Limits of democracy, populism, and the evil from social networks
268 uses, 1594 views
268 uses, 1594 views
I'm not great at overall structure and aggregate levels, so I won't advice you on that. Content wise I think it would make sense to make some groupings of variables around certain themes including the populist, conservative or right wing explanations for the rise of populism. Economics is such a theme that is included in the model already, as is the role of the media. You can find many almost ready made system explanations from commentators. Here are a few.
One clear explanation for populism in the USA and perhaps to a lesser extent Europe is claimed to be the overextension of progressive ideals or political correctness, whereby mainstream viewpoints that were acceptable for a majority of the population have been replaced with increasingly extreme views (e.g. from equal rights for women to modern feminism - equal rights for blacks to white privilege and guilt - gay rights vs a 100something gender classes on college entry forms). These more extreme viewpoints in turn create a popular backlash. As an example of this: something like 1 in 8 women in the USA identify as a feminist and Hillary Clinton ran her campaign as a feminist.
In European countries, perceptions of the treat islam poses to society are a more important driver for populist movements. These perceptions in turn are based in reality (including but not limited to terrorism) and can be influenced positively and negatively by (social) media. Perception is a great word, use it a lot because it allows neutrality; you can’t help other peoples’ perceptions.

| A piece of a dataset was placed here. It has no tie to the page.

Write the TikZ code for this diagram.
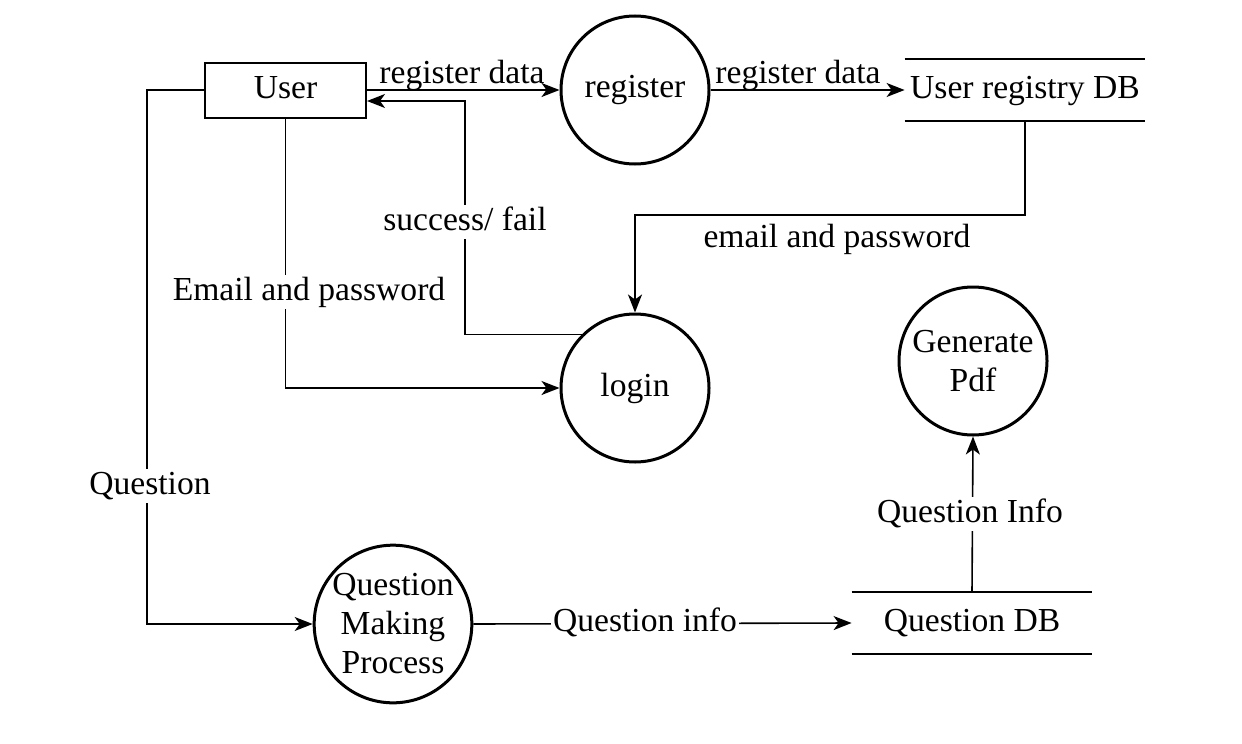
\documentclass[tikz,border=0pt]{standalone}
\usepackage{fontspec}
\setmainfont{Liberation Serif}
\usetikzlibrary{arrows.meta,calc}
\begin{document}
\begin{tikzpicture}[x=0.5pt,y=-0.5pt,
  font=\fontsize{16.8}{19.5}\selectfont,
  proc/.style={circle,draw,line width=1.5pt,minimum size=74pt,inner sep=0pt,align=center},
  ent/.style={rectangle,draw,line width=1pt,minimum width=80.5pt,minimum height=27.5pt,inner sep=0pt},
  store/.style={rectangle,minimum width=120pt,minimum height=30.5pt,inner sep=0pt},
  flow/.style={line width=0.8pt,-{Stealth[length=9pt,width=7pt,inset=2.5pt]}},
  one/.style={text height=11.5pt,text depth=3.5pt},
  lbl/.style={fill=white,inner sep=1pt,one}]
\useasboundingbox (0,0) rectangle (1242,744);
\node[ent,one] (user) at (285.5,90) {User};
\node[proc] (reg) at (635,90) {\rule{0pt}{11.5pt}register};
\node[store,one] (urdb) at (1025,90) {User registry DB};
\draw[line width=1pt] (urdb.north west) -- (urdb.north east) (urdb.south west) -- (urdb.south east);
\node[proc] (login) at (635,388) {\rule{0pt}{11.5pt}login};
\node[proc] (gen) at (973,361) {Generate\\Pdf};
\node[proc] (qmp) at (393,624) {Question\\Making\\Process};
\node[store,one] (qdb) at (972,623) {Question DB};
\draw[line width=1pt] (qdb.north west) -- (qdb.north east) (qdb.south west) -- (qdb.south east);

\coordinate (c1) at (465,101);
\coordinate (c2) at (147,624);
\coordinate (c3) at (800,215);

\draw[flow] (user.east) -- (reg.west);
\draw[flow] (reg.east) -- (urdb.west);
\draw[flow] (urdb.south) |- (c3) -| (login.north);
\draw[flow] (login.135) -| (c1) -- (user.east |- c1);
\draw[flow] (user.south) |- (login.west);
\draw[flow] (user.west) -| (c2) -- (qmp.west);
\draw[flow] (qmp.east) -- (qdb.west);
\draw[flow] (qdb.north) -- (gen.south);

\node[inner sep=1pt,one] (l1) at (462,75) {register data};
\node[inner sep=1pt,one] (l2) at (798,75) {register data};
\node[inner sep=1pt,one] (l3) at (837,239) {email and password};
\node[lbl] (l4) at (465,222) {success/ fail};
\node[lbl] (l5) at (309,292) {Email and password};
\node[lbl] (l6) at (150,486) {Question};
\node[lbl] (l7) at (645,623) {Question info};
\node[lbl] (l8) at (970,514) {Question Info};
\end{tikzpicture}
\end{document}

Centering on media - as it is a central theme in the model. I don’t think ‘fake news’ or hoaxes on social media have any structural impact on political opinions as they feed on preexisting opinions. What did is the rise of alternative media in countries such as the USA and the Netherlands. They have allowed political opinions and facts not accepted by established media to come out in the open and have thereby supported the rise of populism. It is recognized that increasingly ‘factions’ in society have their own news channels instead of shared ones. Both sides of the divide are biased.
Generally the whole populist movement results from a disconnect between establishment opinions and policies and public opinion (again regardless of one’s political opinions this is clearly the case) and this should be central in the model. I don’t know how you would exactly model the almost perfect divide between supporters of the current political status quo and the supporters (not voters) for populist policies which would be something like 50/50 now. But there are probably a lot of interesting interconnections there.
I think it would actually be an interesting model when you include arguments from both sides.